Lizotte taught that the principal factors affecting soil greenhouse gas emission are:

  1. Quantity of un-used nitrogen in the soil
  2. Denitrification under anaerobic conditions (oxygen depleted, wet soils)
    1. Precipitation
    2. Wet ground (poor drainage)
    3. Poor aeration (compaction)
    4. Soil texture (heavy soils)
    5. Snow melt and ground thaw

The importance of the “4 Rs” of good nitrogen application management were also highlighted:

  1. Right source (consider availability, delayed response, type of manure or slurry)
  2. Right rate (consider the realistic projected yield requirements)
  3. Right time (consider the needs for any green manures and or inter-seeding)
  4. Right place (consider if best applied at planting, incorporated or broadcast)

When nitrogen is overapplied, we see emissions of the powerful greenhouse gas nitrous oxide.

Since we cannot improve what we have not measured, Lizotte put a heavy emphasis on the need for analyzing manures, slurries or composts being applied to land and to use yield and soil maps to track changes over time. Drones, satellites and field-generated zone or site-specific imagery all can have its uses depending on a producer’s goals and capacities. He also looks forward to upcoming technology that can potentially be used in-field to analyze and track a manure’s NPK and C/N ratios, even during site- specific application.

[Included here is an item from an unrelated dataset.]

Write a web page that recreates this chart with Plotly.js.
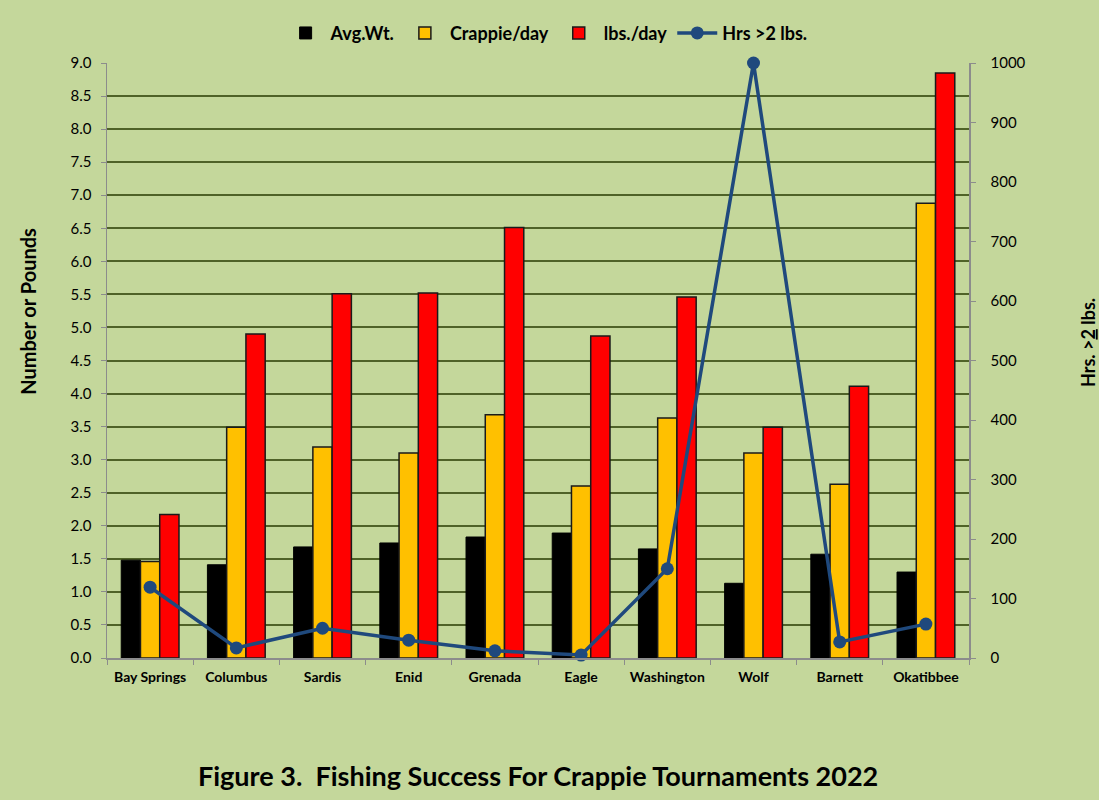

An afternoon tour with Rioux gave participants a good opportunity to view these farm management strategies in practice. Two of her consulting farms, using either cover crops as green manure or animal manures for fertility amendments, allowed the group to see a beautiful organic oat field under-seeded to clover, and a beef operation that also produces organic food-grade hemp, along with their forage crop rotation. This beef farm is also part of an organic producer network being engaged by UQAT’s research team to run on-farm trials around natural fertilizers, seed production or cover cropping.

It is vitally important that these types of beneficial management strategies are adopted to allow farmers to fully participate in sustainable soil remediation and greenhouse gas reduction while growing high-yielding, valuable crops for the global population. Through improving drainage, reducing compaction, and respecting the soil by working with instead of against it, these practices can help sustain life above and below ground for generations to come.